Linus Pauling made a Typo: It was D, NOT C for Colds 


 Competency # 17  Vitamin D          Reference: Ginde et al, Arch Intern Med. 2009;169(4):384-390 


 We’ve spent 40 years trying to find out the proof that Vitamin C helps prevent colds.  If there is any proof, it’s thin.  Despite all the ads on TV about orange juice and Vitamin C and colds, Vitamin C just doesn’t deliver like we hoped it would.  Could Linus have been a lousy typist and just had a typo?  I believe he really meant to hit the D key, and missed!  It wasn’t C.  (Of course he meant C but this is an interesting story of science).  


It was D. Now, our most reliable database on health and nutrition, the third National Health and Nutrition Examination Survey data has been plumbed to find the truth.  A national survey of colds and vitamin D levels (1988-1994) with over 19,000 randomized US citizens was conducted.  Extensive questionnaires about recent health and then physical exams and blood work with a mobile lab were done.  Vitamin D levels were collected as part of a broad series of tests. This is the first huge population survey to look at D and colds.  


What they found is very powerful.  If your D level drops below 10 ngs, you have a 567% increased risk of a cold if you have asthma compared to normal folks with a level of 30 ngs.  If you had COPD, your risks were 226% higher for a cold. If you didn’t have asthma or COPD, your risk only rises by 25%.    That still is huge.  Your risk of getting a cold drops 25% for everyone if you have enough D. 


 The mechanism for how D works is pretty well worked out.  D stimulates the production of a protein called cathelicidin (hCAP-18) . Cathelicidin is your natural antibiotic.  It helps you kill germs by encouraging white cells to get to the site of infection and gobble up germs.  hCAP-18 is directly produced when you have adequate D and it’s hCAP-18 that turns on your white cells.  And it all depends on D level.  Below 10 ngs and you are in trouble.  From 10-30, they see intermediate risk of colds.  Above 30 ng and it appeared that the effect plateaus off, though the researchers admit the study was too small to be able to see if there was an optimal level above 30 ngs. 


 During the summer, many Caucasians in Wisconsin will get to 40-50 ng with sensible sun exposure.  By October, that level is falling and as a population we hit 30 somewhere around November 1.  And we start getting colds when?  (Hint: Nov 2).  Measurements of our African American community in Milwaukee show an average D level of 15 in late summer and winter.   Hence, the more skin pigment you have, the more risk you have for colds for a longer period of time during the winter. 

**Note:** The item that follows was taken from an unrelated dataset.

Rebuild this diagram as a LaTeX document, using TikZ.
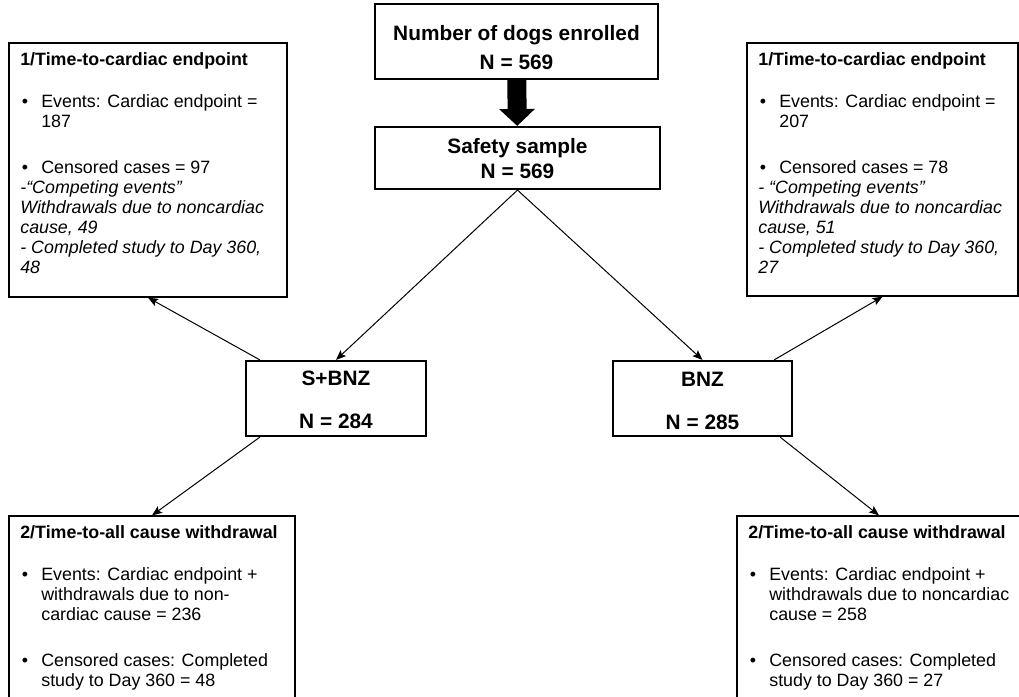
\documentclass[tikz,border=0pt]{standalone}
\usepackage{fontspec}
\setmainfont{Liberation Sans}
\usetikzlibrary{arrows.meta,fit,positioning}
\newdimen\pxu \pxu=0.6pt
\newcommand{\bul}{\makebox[21\pxu][l]{\hspace{1.5\pxu}\textbullet}}
\newcommand{\ind}{\hspace*{21\pxu}}

\tikzset{
  panel/.style={draw, line width=0.75pt, inner sep=0pt},
  grpbox/.style={draw, line width=1.3pt, inner sep=0pt},
  paneltext/.style={font=\fontsize{10.7}{12}\selectfont, align=left, inner sep=0pt, anchor=base west},
  grptext/.style={font=\fontsize{12.5}{15}\selectfont\bfseries, align=center, inner sep=0pt, anchor=base},
  conn/.style={-{Stealth[length=6pt,width=4.8pt,inset=1.2pt]}, line width=0.6pt}
}

\begin{document}
\begin{tikzpicture}[x=0.6pt, y=-0.6pt]
\useasboundingbox (0,0) rectangle (1019,697);
\clip (0,0) rectangle (1019,697);

% centre column (text nodes sit on the baseline of their last line)
\node[grpbox, fit={(375,4) (658,79)}] (enroll) {};
\node[grptext] (enrolltxt) at (516.5,70) {Number of dogs enrolled\\[2.4pt]N = 569};
\node[grpbox, fit={(375,127) (660,189)}] (safety) {};
\node[grptext] (safetytxt) at (517.5,179) {Safety sample\\N = 569};

\draw[line width=11.4pt, -{Triangle[length=10.2pt,width=21pt]}] (enroll) -- (safety);

% treatment groups
\node[grpbox, fit={(246,361) (426,436)}] (sbnz) {};
\node[grptext] (sbnztxt) at (336,428) {S+BNZ\\[10.8pt]N = 284};
\node[grpbox, fit={(613,361) (792,436)}] (bnz) {};
\node[grptext] (bnztxt) at (702.5,429) {BNZ\\[10.8pt]N = 285};

% endpoint 1
\node[panel, fit={(9,43) (287,297)}] (cardL) {};
\node[paneltext] (cardLtxt) at (20,273) {{\bfseries 1/Time-to-cardiac endpoint}\\[13.2pt]
  \bul Events: Cardiac endpoint =\\
  \ind 187\\[15.6pt]
  \bul Censored cases = 97\\
  {\itshape -“Competing events”}\\
  {\itshape Withdrawals due to noncardiac}\\
  {\itshape cause, 49}\\
  {\itshape - Completed study to Day 360,}\\
  {\itshape 48}};
\node[panel, fit={(747,43) (1018,296)}] (cardR) {};
\node[paneltext] (cardRtxt) at (758,273) {{\bfseries 1/Time-to-cardiac endpoint}\\[13.2pt]
  \bul Events: Cardiac endpoint =\\
  \ind 207\\[15.6pt]
  \bul Censored cases = 78\\
  {\itshape - “Competing events”}\\
  {\itshape Withdrawals due to noncardiac}\\
  {\itshape cause, 51}\\
  {\itshape - Completed study to Day 360,}\\
  {\itshape 27}};

% endpoint 2
\node[panel, fit={(9,516) (295,712)}] (wdL) {};
\node[paneltext] (wdLtxt) at (20,686) {{\bfseries 2/Time-to-all cause withdrawal}\\[13.2pt]
  \bul Events: Cardiac endpoint +\\
  \ind withdrawals due to non-\\
  \ind cardiac cause = 236\\[15.6pt]
  \bul Censored cases: Completed\\
  \ind study to Day 360 = 48};
\node[panel, fit={(737,516) (1021,712)}] (wdR) {};
\node[paneltext] (wdRtxt) at (748,686) {{\bfseries 2/Time-to-all cause withdrawal}\\[13.2pt]
  \bul Events: Cardiac endpoint +\\
  \ind withdrawals due to noncardiac\\
  \ind cause = 258\\[15.6pt]
  \bul Censored cases: Completed\\
  \ind study to Day 360 = 27};

% connectors
\draw[conn] (safety.south) -- (sbnz.north);
\draw[conn] (safety.south) -- (bnz.north);
\draw[conn] ([xshift=15\pxu]sbnz.north west) -- (cardL.south);
\draw[conn] ([xshift=-19\pxu]bnz.north east) -- (cardR.south);
\draw[conn] ([xshift=15\pxu]sbnz.south west) -- (wdL.north);
\draw[conn] ([xshift=-13\pxu]bnz.south east) -- (wdR.north);
\end{tikzpicture}
\end{document}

 WWW:  What will work for me?  Well, we know you can raise your D level by 15 ng in two days with a single 100,000 IU dose of D.    I am not telling my patients with colds and with asthma or COPD to take 10,000 IU a day for a month, but I might start talking about 100,000 all at once as soon as they get a cold if they have never taken D before.  I’ve had more than one person say they got better in just a day or two from the “same cold that everyone else was out for a week with” when they took 50,000 IU all at once.  Pauling was right.  We need a supplement when we get a cold.  He was just a lousy typist and couldn’t spell.   I can relate to that.